Dick Dovell

Dick Dovell - His Life and Times

Dick was born in Leesburg, Virginia. His early years were spent in Takoma Park, Maryland and at the age eight, his family moved to Strasburg, Virginia. Two years later they moved to the family farm at Reliance, Virginia, and just three miles from Lord Fairfax Community College. He and his wife are now long time residents of Front Royal, Virginia.

Growing up in Warren County, he was educated in the public school system, including two years in a two-room school that housed all seven elementary grades. He graduated from Warren County High School in 1955, after serving two years as president of the Front Royal Chapter of the Future Farmers of America, and was awarded a full academic scholarship to the University of Maryland, where he received a degree in General Agriculture in 1959.

Warren County High School had been closed in 1958, due to "Massive Resistance," the reluctance of Warren County to integrate its high school. When the school was forced by the federal court to reopen in 1959, Dick accepted a science teaching position in the newly integrated facility.

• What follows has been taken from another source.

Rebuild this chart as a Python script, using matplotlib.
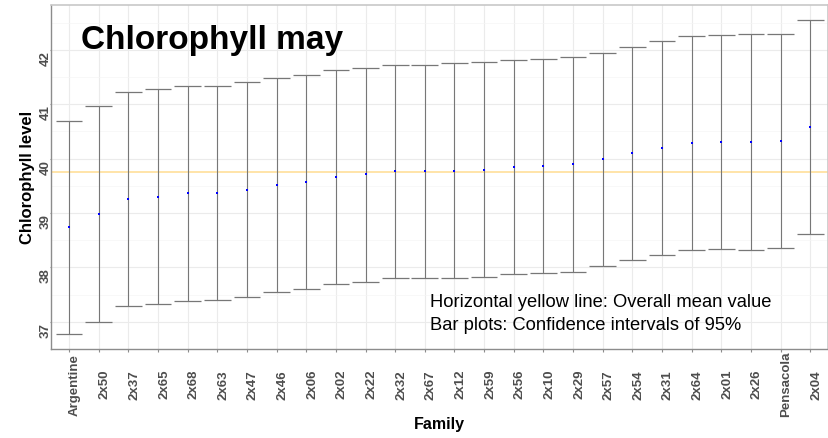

The following summer, he was employed by radio station WFTR, where he spent the next four years. He was the morning disc jockey and did news, weather and play-by-play sports, covering football, basketball and baseball.

Dick left radio to manage the family farm when his father suffered a heart attack. After his father's recovery, he returned to teaching, accepting a math position at John S. Mobsy Academy, a Freedom of Choice school that resulted from the forced integration of Warren County High School. A year later, he returned to the public schools to teach earth science, a position he held for a number of years.

In 1970, he received a grant in the National Science Academic Year Institute at Pennsylvania State University and earned a Master of Education degree with a major in Earth Science. He returned to Warren County and a year later accepted a faculty position at Lord Fairfax CommunityCollege.

Dick has taught many geology and agriculture courses at Lord Fairfax for 33 years.

A long time believer in education, with degrees from Maryland and Penn State, Dick has also taken course work from the University of Virginia, Washington and Lee University, Virginia Polytechnic Institute and State University, and New York State College. He has been a life long farmer, with experience in poultry, dairy and beef cattle. Also interested in sports and in writing, he was a football and baseball coach at Warren County High School and wrote for the Northern Virginia Daily, Winchester Evening Star and Warren Sentinel.

After suffering a stroke, Dick has recovered to continue his teaching career. When the State of Virginia proposed an early retirement for employees he was able to participate. He has been named Professor Emeritus at Lord Fairfax Community College . He fully retired from teaching in 2004

His wife, Lorraine, a graduate of Warren County High School, Lord Fairfax and James Madison University, with a Masters in Education, and was an assistant principal at Warren County High School and is a past recipient of the Lord Fairfax Community College Outstanding Alumnus Award. Their daughter, Diane, attended Lord Fairfax as a senior at Warren County High School and is a graduate of James Madison University. She is employed by the Educational Foundation of James Madison University and is involved in fund raising. Diane received her Masters in Public Administration on December 11, 2004 from JMU.